Lesson 201 Year 2020

Lesson 201

I am not a body. I am free.

For I am still as God created me.

1 (181) I trust my brothers, who are one with me.

No one but is my brother. I am blessed with oneness with the universe and God, my Father, one Creator of the whole that is my Self, forever One with me.

I am not a body. I am free.

For I am still as God created me.

Review: It is very easy to make exceptions to this, sometimes by leaving out someone or by trusting some things about a person, but not other things about him. But the lesson does not say I trust some of my brothers some of the time. If I make exceptions then I have undone this lesson. It is very clear that my brothers are one with me; an exception would infer that there is some separation, some small gap between us that would allow one to be different from another. The peace of God is complete and so there cannot be a part of us that is out of accord with another part. By the same logic, if I am trustworthy in most cases but in one case I am not, then there is no peace.

When someone says something that seems ego based and is clearly not in accord with the Course, I notice and I think to myself that my brother is wrong. I do not trust them because I have decided they don’t know what they are talking about. But I am undoing the ego, so how can I not notice what they are saying? Am I supposed to agree with them when I clearly hear the ego? It feels confusing to me, so I asked Jesus about this. He helped me to look at one specific incident which would stand for the rest.

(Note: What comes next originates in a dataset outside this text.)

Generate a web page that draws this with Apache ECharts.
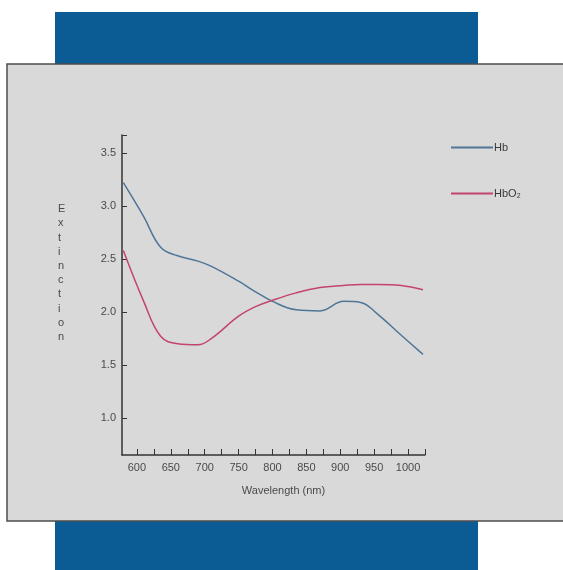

A friend and I were discussing an idea in the Course on which we had what seemed like opposing beliefs. When I asked Jesus how I could see this differently, he told me to notice that I had been thinking up defenses to my point of view all day long. I kept discarding each defense because I would notice that no matter how I couched the words, they felt like an attack to me. He reminded me that defense is attack and a spiritual defense is still an attack.

Jesus also reminded me that I could trust my brother just as he could trust me. If there is any error in his mind, then I could trust that in perfect timing he would allow a correction. He does not need my help. Jesus also helped me to see that my need to defend myself was pointing to an error in my own mind that needed correction. My dear brother was helping me to see that I was afraid to see opposing views, that I felt my own thought system threatened by the opposition.

I quickly brought this thought to the Holy Spirit for correction and He gently placed in my mind the reminder that I do not know anything, and this is good. The emptiness of not knowing provides a place for the truth to come. Not knowing is not threatening, rather it is inviting. I feel so grateful for all the help I receive; I am grateful to my brother for helping me to bring up this fear that I could bring to the truth, and I am grateful for the peace which settles into my mind as I remember to trust my brother who is one with me. I am as God created me.

And Now:

Here is what I know now. My brother is simply as God created Him, pure and perfect, holy and whole. Everything else is my own dream. When I see something in my brother that is not congruent with the truth of our nature as God’s Son, I am confused and need to look within with the Holy Spirit. I can then allow the Holy Spirit to untangle my thoughts and remove what is not true. It makes me laugh at how I used to think that my brother’s seeming faults had anything to do with him.

Regina’s Tips

I am not a body. I am free. For I am still as God created me.
I trust my brothers, who are one with me.

When most of us read the word “brothers,” we immediately think of the body-minds of others. The body-mind is not what our brothers are. This is also why we do not need to replace the word “brothers” with “brothers and sisters.” When we contemplate this lesson, we are not looking at a body-mind; we are looking at sexless awareness-life-presence. “Brothers” in this idea is a symbol for that which is beyond changing form, for that which is constant.

As you contemplate the idea for today, contemplate awareness-life-presence, which is what our brothers are and what we are.